PC Review: Trackmania Nations Forever

     The Indie games scene is booming.  Contributors include the poor economy aiding the demand for free and inexpensive games, excellent development tools available at low cost to talented, but not well to do, programmers and artists, as well as simple tools, available to the less skilled, albeit occasionally brilliant, game designer.  Hundreds of these games are available online, many free, almost all available for fewer than twenty clams.  It’s a win-win all over.  With so many games and so many developers, real gems are popping up and some of these babies are getting picked up by huge companies and published for actual platforms:  Alien Hominid, Flow, Chalk, N and Geometry Wars just to name a few.  With the dream of actually making it big finally becoming nascent, more people are willing to give it a go, which means more free games for us, the gamers.  Yee haw, buckaroo.  With so many of these games to choose from, it can be tough to pick the gems out of the massive pile of reeking feces.  However, several publications and a few internet sites are devoted to helping you do this.  Using these I have found my way to quite a few, really incredible games.  One of these is Trackmania Nations Forever.

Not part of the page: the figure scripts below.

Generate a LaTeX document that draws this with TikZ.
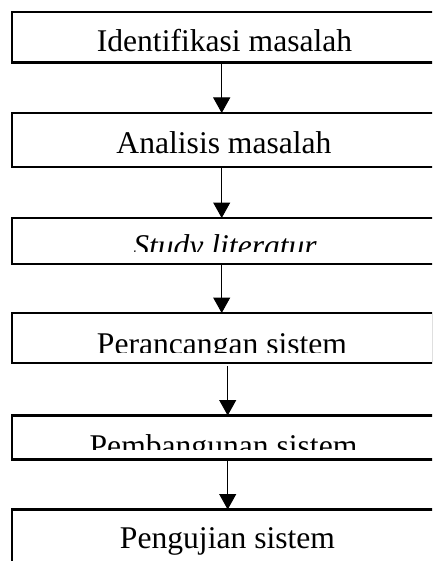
\documentclass[tikz,border=0pt]{standalone}
\usepackage{fontspec}
\setmainfont{Liberation Serif}
\usetikzlibrary{arrows.meta}
\begin{document}
\begin{tikzpicture}[x=1pt,y=-1pt,
  stepbox/.style={draw=black,line width=2.3pt,rectangle,inner sep=0pt,outer sep=0pt,
    anchor=north west,minimum width=428pt},
  steptext/.style={inner sep=0pt,anchor=base,font=\fontsize{31.6}{38}\selectfont},
  flow/.style={draw=black,line width=1pt,-{Triangle[length=15.5pt,width=17pt]}}]
\useasboundingbox (0,0) rectangle (432,561);
\fill[white] (0,0) rectangle (432,561);
\clip (0,0) rectangle (432,561);

% process boxes
\node[stepbox,minimum height=50.5pt] (b1) at (12,12) {};
\node[stepbox,minimum height=54pt] (b2) at (12,113) {};
\node[stepbox,minimum height=46pt] (b3) at (12,218) {};
\node[stepbox,minimum height=50pt,minimum width=420.7pt] (b4) at (12,313) {};
\node[stepbox,minimum height=44pt] (b5) at (12,415.5) {};
\node[stepbox,minimum height=100pt] (b6) at (12,509.5) {};

% box labels
\node[steptext] (t1) at (224.5,52) {Identifikasi masalah};
\node[steptext] (t2) at (224,153.3) {Analisis masalah};
\begin{scope}
  \clip (12,218) rectangle (440,251);
  \node[steptext,font=\fontsize{31.6}{38}\selectfont\itshape] (t3) at (225,256) {Study literatur};
\end{scope}
\begin{scope}
  \clip (12,313) rectangle (440,352.3);
  \node[steptext] (t4) at (222,354) {Perancangan sistem};
\end{scope}
\begin{scope}
  \clip (12,415.5) rectangle (440,449);
  \node[steptext] (t5) at (223.5,456) {Pembangunan sistem};
\end{scope}
\node[steptext] (t6) at (227.5,548.3) {Pengujian sistem};

% flow arrows
\draw[flow] ([xshift=209.7pt]b1.south west) -- ([xshift=209.7pt]b2.north west);
\draw[flow] ([xshift=209.7pt]b2.south west) -- ([xshift=209.7pt]b3.north west);
\draw[flow] ([xshift=209.7pt,yshift=-1pt]b3.south west) -- ([xshift=209.7pt]b4.north west);
\draw[flow] ([xshift=215.7pt,yshift=-3pt]b4.south west) -- ([xshift=215.7pt]b5.north west);
\draw[flow] ([xshift=215.7pt]b5.south west) -- ([xshift=215.7pt]b6.north west);
\end{tikzpicture}
\end{document}
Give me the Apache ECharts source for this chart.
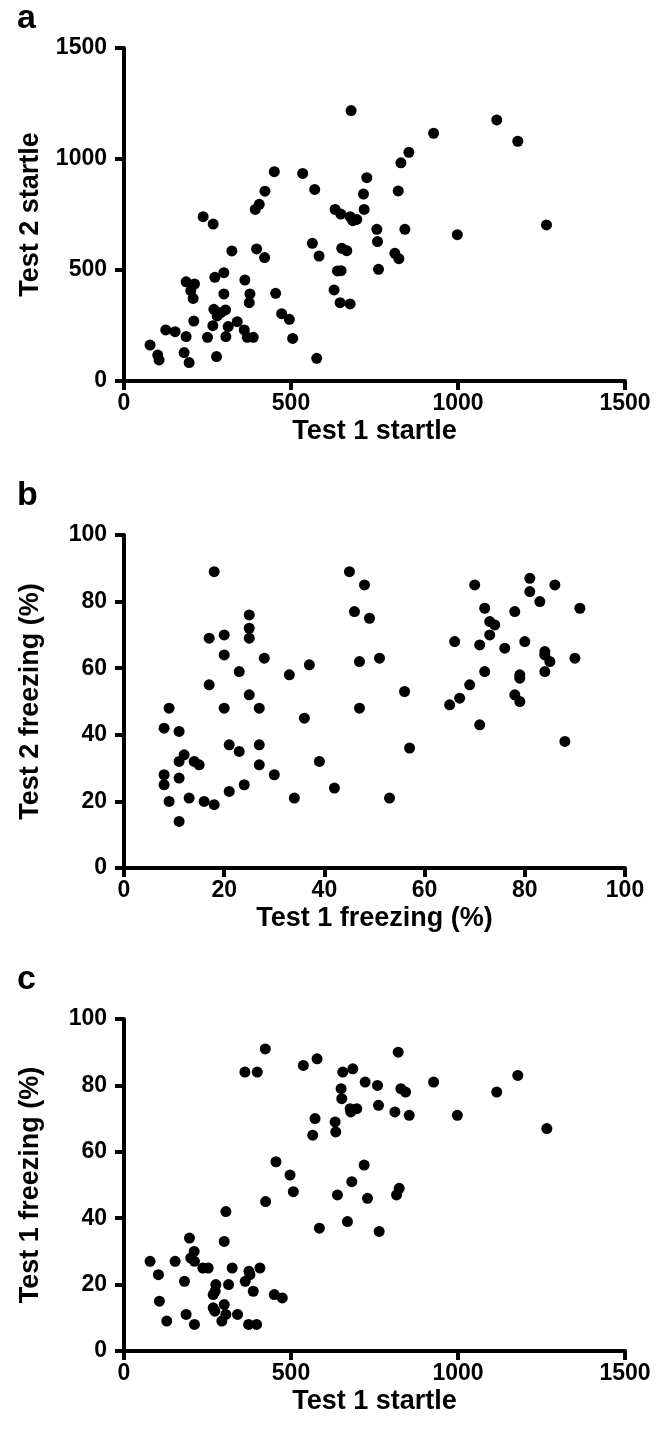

     The fact that this game is free to download belies the huge amount of high quality content it holds under its very beautiful exterior.  Running at high resolutions and fully 3D, Trackmania is a racing game, with a massive online community of over a million people racing, painting their own cars, and creating murderously difficult tracks for you to race other players on, whether it be hordes of online opponents from all over the world, some buddies on a LAN connection, or just the computer AI offline.

 

     Yes, for those of you who hate online gaming, Trackmania is fully enjoyable played solo.  The game comes set with a hundred tracks and you can always add to this by downloading more, or better yet, making your own with the game’s easy to use track editor.  There are actually two modes for this editor, Simple and Advanced.  Advanced is for those who want to make incredibly elaborate tracks with all sorts of terrain and obstacles, while Simple is for somebody who wants to bust out a bare bones track and play it in a few minutes.  Also editable are vehicle’s paint schemes.  The paint tool is easy to use, like the other editors in the game, and it’s a lot of fun to customize your vehicle’s look, though the game comes with a wide variety of preset patterns.  Another editor is the replay editor which allows you to edit the replay videos the game can save of your races.

     As I have wrote, there is a lot to be had here for no money at all.  The game is as deep as you want it to be in terms of track design, and it does looks great.  Sure the control’s and physics are simple, but what makes this game a challenge are the zany and complex tracks.